Entrusted by David R. York and Andrew L. Howell argues that traditional estate planning is failing many families. The usual model of “dump, divide, defer, and dissipate” focuses almost entirely on financial capital and tax tools. It treats planning as a technical transaction, ignores the people who will receive the wealth, and often results in conflict, entitlement, and the familiar pattern of wealth disappearing by the third generation. The authors place this in a broader VUCA context, a world that is volatile, uncertain, complex, and ambiguous, shaped by changing family structures, shifting views on inheritance, and increasingly complex laws.
In contrast, York and Howell propose “entrusted planning,” which seeks to move families toward stability, certainty, simplicity, and clarity. Entrusted planning is beneficiary focused, purpose driven, and customized. It starts not with documents or tax strategies, but with questions of identity, values, and vision. The goal is not just to transfer assets, but to prepare people, so that beneficiaries are entrusted stewards rather than entitled recipients. The authors stress that the principles a family lives by during life should match what their plan does after death. Wealth should never be allowed to do in death what the family would never encourage in life.
The core of the book is seven disciplines that characterize entrusted families. These disciplines emphasize knowing who you are, preparing the family for wealth, maximizing the positive and minimizing the negative effects of money, focusing on “flint and kindling” rather than the “fire,” cultivating generosity, preserving and protecting wealth wisely, and designing dynamic governance that evolves over time. The metaphor of flint and kindling captures the central theme: wealth should provide tools and opportunities, not finished outcomes. The focus is on building character, capability, and opportunity rather than engineering equal results.
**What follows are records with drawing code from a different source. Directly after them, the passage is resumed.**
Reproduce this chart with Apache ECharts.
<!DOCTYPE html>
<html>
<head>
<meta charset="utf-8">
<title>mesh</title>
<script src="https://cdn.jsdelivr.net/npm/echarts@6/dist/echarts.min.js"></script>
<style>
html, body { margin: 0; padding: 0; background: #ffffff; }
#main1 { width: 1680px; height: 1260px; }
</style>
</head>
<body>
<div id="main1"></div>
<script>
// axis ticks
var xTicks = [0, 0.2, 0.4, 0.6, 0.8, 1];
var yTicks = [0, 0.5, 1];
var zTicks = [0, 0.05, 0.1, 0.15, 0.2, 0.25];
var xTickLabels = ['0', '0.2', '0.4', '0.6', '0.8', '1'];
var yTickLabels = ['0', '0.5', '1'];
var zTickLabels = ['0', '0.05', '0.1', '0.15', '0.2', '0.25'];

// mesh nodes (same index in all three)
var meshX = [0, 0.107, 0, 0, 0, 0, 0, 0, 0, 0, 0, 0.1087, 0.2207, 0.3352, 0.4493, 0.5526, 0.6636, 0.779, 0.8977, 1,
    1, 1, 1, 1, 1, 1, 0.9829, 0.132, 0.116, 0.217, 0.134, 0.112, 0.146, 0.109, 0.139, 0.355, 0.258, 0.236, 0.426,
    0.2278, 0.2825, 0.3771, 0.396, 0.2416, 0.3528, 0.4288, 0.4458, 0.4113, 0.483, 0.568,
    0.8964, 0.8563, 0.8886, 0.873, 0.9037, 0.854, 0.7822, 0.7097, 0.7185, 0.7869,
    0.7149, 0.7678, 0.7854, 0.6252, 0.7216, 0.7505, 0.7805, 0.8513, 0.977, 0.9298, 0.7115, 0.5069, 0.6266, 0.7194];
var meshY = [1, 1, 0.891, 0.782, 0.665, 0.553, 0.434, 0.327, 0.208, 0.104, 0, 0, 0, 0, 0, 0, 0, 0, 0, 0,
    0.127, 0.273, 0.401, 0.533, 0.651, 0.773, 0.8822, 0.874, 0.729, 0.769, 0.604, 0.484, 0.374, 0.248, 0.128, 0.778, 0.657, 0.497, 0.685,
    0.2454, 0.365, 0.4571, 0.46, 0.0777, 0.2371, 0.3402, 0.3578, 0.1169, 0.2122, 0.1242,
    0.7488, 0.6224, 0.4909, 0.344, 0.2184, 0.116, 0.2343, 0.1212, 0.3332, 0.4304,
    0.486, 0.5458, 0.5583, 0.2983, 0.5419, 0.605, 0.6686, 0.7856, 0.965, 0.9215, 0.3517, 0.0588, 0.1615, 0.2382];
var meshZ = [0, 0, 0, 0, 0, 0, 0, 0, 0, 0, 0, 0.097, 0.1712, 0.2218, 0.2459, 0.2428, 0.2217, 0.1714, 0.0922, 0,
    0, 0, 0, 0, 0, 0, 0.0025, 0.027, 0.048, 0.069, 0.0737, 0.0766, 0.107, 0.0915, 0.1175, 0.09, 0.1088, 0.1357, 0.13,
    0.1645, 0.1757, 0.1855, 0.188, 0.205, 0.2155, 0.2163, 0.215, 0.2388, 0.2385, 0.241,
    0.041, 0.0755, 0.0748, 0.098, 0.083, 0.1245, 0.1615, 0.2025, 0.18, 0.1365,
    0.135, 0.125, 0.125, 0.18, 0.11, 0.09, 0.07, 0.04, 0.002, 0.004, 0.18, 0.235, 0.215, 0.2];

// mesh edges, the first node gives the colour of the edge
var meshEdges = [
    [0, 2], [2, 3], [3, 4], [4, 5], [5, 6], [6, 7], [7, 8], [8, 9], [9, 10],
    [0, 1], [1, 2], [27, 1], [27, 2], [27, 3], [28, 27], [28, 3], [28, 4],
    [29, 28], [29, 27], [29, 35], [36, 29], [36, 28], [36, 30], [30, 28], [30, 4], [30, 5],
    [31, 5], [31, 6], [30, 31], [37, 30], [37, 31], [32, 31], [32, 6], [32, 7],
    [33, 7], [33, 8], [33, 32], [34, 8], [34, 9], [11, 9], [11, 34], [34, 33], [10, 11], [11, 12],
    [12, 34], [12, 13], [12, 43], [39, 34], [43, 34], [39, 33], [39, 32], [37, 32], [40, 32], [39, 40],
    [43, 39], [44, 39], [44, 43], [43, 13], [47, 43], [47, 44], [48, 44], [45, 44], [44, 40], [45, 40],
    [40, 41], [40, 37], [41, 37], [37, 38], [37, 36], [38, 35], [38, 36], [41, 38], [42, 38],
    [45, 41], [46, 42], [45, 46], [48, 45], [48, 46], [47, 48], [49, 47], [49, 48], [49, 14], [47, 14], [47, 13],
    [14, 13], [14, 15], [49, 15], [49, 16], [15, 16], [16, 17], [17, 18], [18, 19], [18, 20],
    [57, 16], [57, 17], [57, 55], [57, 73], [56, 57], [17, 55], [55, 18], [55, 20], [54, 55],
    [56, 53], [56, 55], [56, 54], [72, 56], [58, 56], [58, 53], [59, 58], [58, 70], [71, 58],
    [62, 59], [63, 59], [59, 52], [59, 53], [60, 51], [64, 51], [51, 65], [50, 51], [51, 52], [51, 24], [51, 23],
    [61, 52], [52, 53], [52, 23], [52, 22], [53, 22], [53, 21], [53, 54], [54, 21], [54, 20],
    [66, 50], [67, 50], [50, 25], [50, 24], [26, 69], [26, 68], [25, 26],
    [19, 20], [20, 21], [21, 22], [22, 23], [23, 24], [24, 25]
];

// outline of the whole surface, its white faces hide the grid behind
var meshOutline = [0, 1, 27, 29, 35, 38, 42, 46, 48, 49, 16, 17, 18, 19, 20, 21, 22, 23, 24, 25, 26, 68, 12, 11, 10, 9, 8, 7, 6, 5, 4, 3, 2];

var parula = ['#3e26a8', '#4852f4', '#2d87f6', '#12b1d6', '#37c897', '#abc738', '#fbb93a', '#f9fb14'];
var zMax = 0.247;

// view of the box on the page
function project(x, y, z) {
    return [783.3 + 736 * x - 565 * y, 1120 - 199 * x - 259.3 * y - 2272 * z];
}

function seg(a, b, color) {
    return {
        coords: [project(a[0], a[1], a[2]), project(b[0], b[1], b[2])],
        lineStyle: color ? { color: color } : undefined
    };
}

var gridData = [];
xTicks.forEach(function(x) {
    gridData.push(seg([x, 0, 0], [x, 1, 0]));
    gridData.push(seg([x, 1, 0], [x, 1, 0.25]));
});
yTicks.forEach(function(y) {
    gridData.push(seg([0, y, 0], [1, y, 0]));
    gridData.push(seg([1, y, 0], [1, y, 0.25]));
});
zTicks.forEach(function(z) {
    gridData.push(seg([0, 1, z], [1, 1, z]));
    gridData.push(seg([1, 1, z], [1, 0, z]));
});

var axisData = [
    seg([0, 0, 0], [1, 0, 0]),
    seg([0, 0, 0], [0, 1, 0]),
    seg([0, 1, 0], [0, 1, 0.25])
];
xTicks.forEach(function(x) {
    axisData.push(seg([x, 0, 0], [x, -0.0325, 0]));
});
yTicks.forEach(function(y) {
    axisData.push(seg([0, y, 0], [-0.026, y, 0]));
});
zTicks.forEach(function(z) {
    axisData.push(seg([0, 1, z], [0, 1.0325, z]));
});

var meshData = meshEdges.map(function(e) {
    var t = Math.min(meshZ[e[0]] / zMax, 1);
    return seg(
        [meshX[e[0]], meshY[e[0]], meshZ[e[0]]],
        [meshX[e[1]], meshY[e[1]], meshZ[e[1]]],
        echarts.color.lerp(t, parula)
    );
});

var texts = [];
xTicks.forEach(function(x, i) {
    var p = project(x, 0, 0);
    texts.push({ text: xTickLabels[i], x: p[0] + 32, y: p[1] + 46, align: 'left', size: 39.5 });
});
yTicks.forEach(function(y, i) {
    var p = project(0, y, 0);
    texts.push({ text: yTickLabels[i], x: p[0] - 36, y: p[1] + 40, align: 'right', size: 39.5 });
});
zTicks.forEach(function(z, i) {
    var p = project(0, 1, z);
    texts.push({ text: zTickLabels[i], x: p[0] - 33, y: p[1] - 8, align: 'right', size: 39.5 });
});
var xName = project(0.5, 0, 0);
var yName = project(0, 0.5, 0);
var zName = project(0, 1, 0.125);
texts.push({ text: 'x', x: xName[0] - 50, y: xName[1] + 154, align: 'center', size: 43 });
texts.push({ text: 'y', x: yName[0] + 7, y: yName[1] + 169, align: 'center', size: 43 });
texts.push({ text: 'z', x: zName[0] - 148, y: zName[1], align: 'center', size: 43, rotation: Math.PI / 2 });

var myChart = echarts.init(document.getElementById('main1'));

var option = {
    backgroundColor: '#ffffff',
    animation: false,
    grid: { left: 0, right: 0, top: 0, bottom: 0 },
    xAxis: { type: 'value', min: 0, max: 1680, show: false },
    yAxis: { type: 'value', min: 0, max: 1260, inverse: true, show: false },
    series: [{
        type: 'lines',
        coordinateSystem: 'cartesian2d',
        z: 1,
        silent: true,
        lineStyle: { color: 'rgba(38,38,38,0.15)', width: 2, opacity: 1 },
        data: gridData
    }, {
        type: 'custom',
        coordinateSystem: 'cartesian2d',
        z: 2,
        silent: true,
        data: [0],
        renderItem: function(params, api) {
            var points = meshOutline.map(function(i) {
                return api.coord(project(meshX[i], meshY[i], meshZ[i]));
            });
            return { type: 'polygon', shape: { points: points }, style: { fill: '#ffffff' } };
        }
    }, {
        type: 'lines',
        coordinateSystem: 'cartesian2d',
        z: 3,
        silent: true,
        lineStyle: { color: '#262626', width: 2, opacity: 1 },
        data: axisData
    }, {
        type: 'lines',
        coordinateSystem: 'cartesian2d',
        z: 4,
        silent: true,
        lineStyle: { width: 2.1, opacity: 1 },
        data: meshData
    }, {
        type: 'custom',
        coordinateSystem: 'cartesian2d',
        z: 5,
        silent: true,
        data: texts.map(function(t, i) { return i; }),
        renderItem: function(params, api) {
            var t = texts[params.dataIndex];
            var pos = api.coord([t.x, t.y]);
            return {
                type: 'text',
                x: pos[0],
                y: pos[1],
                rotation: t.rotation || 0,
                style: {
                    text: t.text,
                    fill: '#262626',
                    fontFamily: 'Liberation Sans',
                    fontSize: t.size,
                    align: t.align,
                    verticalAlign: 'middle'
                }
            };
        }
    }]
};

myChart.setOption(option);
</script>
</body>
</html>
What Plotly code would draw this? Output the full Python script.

Entrusted planning is presented as an ongoing process, not a one-time event. Families are encouraged to develop clear statements of values and purpose, build education and communication habits, create flexible structures and governance, and revisit their plans as people and circumstances change. The book ultimately reframes estate planning as a relational and multigenerational endeavor. It is less about legal documents and more about aligning people, purpose, and resources so that wealth becomes a catalyst for growth, contribution, and a legacy that genuinely lasts.